他灌了一口酒又搭上祝俊肩膀说:“你有病啊,把自己搞退学,值得吗,老子真想把你揍一顿。”
他难过地说:“程静怎么不把你好好拦着呢,你个傻逼。”
“怎么,我现在又跟你一个学校,你不高兴啊。”祝俊拍了一下他肩膀,说:“其实不在那个学校呆挺好的。我不想天天看到他,太折磨人了,我怕总有一天我又忍不住过去招惹他。”
“钟意,其实我真佩服宗远,他又骨气又有担当。可我不行,我胆子小,才开始时候怕他知道我喜欢他就总是故意气他,后来跟他说喜欢他就不管他想法一直缠他,到后来也是我自己放弃的,说白了就一句话,我他妈的懦弱不争气。”
钟意听到那个人的名字,他怔了怔,跟着轻声念出那两个字:“宗远。”
鼻腔发酸,满载的思念跟着酒精挥发出来,他轻声说:“我好想他。”
“俊仔,我好想宗远。”他无助地喃喃说。
他已经不在安市了。
在和宗承伯见面后的第二天上午,他打了程静的手机,等到宗远接电话时,他只对他说了一句话。
他说:宗远,我们分手吧。
七个字,说出来不过三秒钟。
那篇帖子的事早就被宗承伯压了下来。他给市政府县乡和学校都投资赞助过,是市里有名的慈善资产家。
这么长时间,他和宗远只有那一次联系。
这些天天气一直没见好。
李知月对他比以前更好,一回家看到他手上那些冻疮,心疼地责骂他,又在第二天上午赶紧带他去了医院,开了不少药回来,每天叮嘱他用。

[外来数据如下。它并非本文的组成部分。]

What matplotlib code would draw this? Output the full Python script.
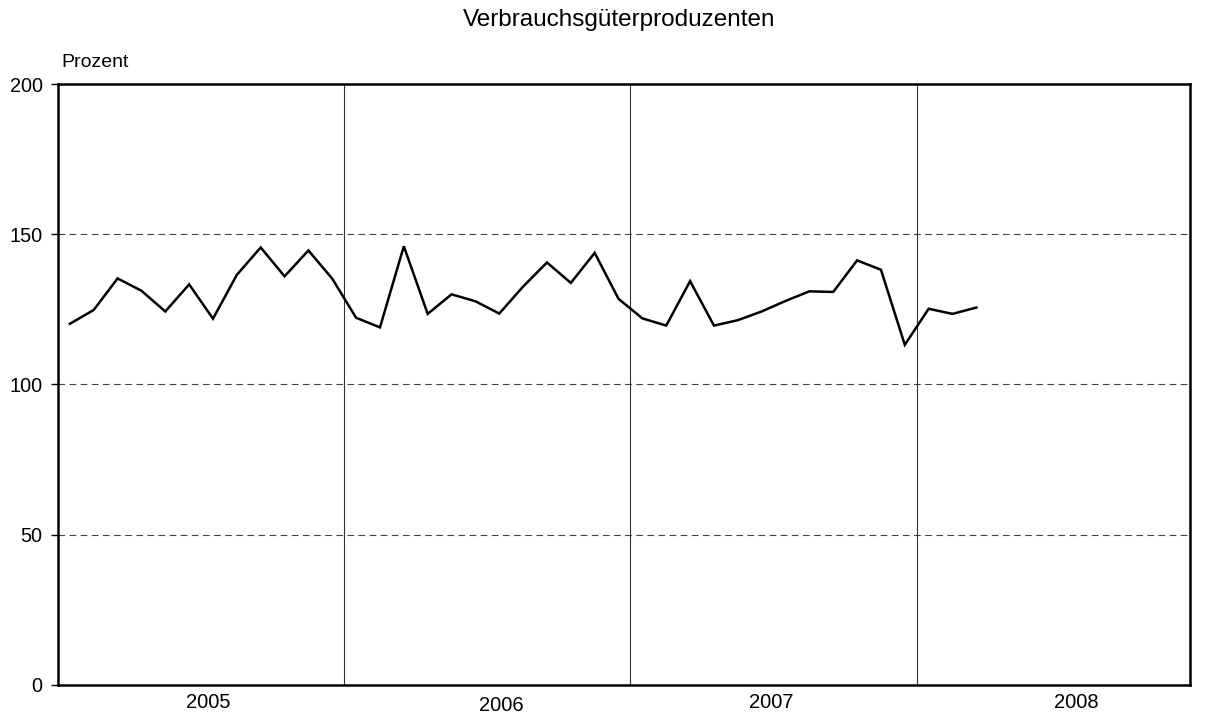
import matplotlib
matplotlib.use('Agg')
import matplotlib.pyplot as plt
import matplotlib.transforms as mtransforms

matplotlib.rcParams['font.family'] = ['Liberation Sans', 'DejaVu Sans']

# Monatswerte Jan 2005 - Mrz 2008
werte_2005 = [120.2, 124.8, 135.3, 131.2, 124.3, 133.3, 121.9, 136.5, 145.6, 136.0, 144.6, 135.2]
werte_2006 = [122.2, 119.0, 146.0, 123.5, 130.0, 127.7, 123.6, 132.6, 140.6, 133.8, 143.8, 128.5]
werte_2007 = [122.0, 119.6, 134.4, 119.6, 121.4, 124.3, 127.8, 131.0, 130.8, 141.3, 138.2, 113.2]
werte_2008 = [125.2, 123.5, 125.6]
jahre = ['2005', '2006', '2007', '2008']
y_ticks = [0, 50, 100, 150, 200]

werte = werte_2005 + werte_2006 + werte_2007 + werte_2008
monate = [i + 0.5 for i in range(len(werte))]

fig = plt.figure(figsize=(12.07, 7.18), dpi=100)
ax = fig.add_axes([0.048, 0.046, 0.938, 0.837])

ax.plot(monate, werte, color='black', linewidth=1.8, solid_joinstyle='miter')

ax.set_xlim(0, 47.46)
ax.set_ylim(0, 200)
ax.set_yticks(y_ticks)
ax.set_yticklabels([str(v) for v in y_ticks], fontsize=14.3)
ax.tick_params(axis='y', length=5, width=1, pad=6, direction='out')
ax.set_xticks([])

for v in [50, 100, 150]:
    ax.axhline(v, color='#444444', linewidth=0.8, linestyle=(0, (6, 4)), zorder=0)
for x in [12, 24, 36]:
    ax.axvline(x, color='#333333', linewidth=0.8, zorder=0)

for s in ax.spines.values():
    s.set_linewidth(1.8)
    s.set_color('black')

# Jahreslabels unter der Achse
trans = mtransforms.blended_transform_factory(ax.transData, ax.transAxes)
lab_x = [6.3, 18.6, 29.9, 42.7]
lab_y = [-0.013, -0.018, -0.013, -0.013]
for j, x, y in zip(jahre, lab_x, lab_y):
    ax.text(x, y, j, transform=trans, ha='center', va='top', fontsize=14.5)

ax.text(0.003, 1.022, 'Prozent', transform=ax.transAxes, ha='left', va='bottom', fontsize=14)
fig.text(0.513, 0.988, 'Verbrauchsgüterproduzenten', ha='center', va='top', fontsize=17.5)

fig.savefig('out.png', dpi=100)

好像做什么事都要看他脸色,怕他不高兴,担心他不开心。
大街上到处张灯结彩,热热闹闹。
安市只是地级市,算是一座富裕的小城。在这里每到传统假日,节日气氛就很浓厚,街坊邻居间亲厚友好。对习俗讲究,所以对和世俗有驳的异类事情接受度也低,人们骨子里依旧传统保守。
除夕夜晚上,母子俩做了一大桌菜,开着电视在客厅的餐桌上围着吃饭。
八点钟春节晚会开始,他们坐在沙发上看节目,钟意心不在焉,上面的小品以往他都能跟着贫,逗乐李知月。
可他实在没心思。
不到十点钟,李知月坐在沙发上睡了过去,他把电视音量关小,开高客厅的空调温度,又抱出一床薄被轻轻搭在她身上。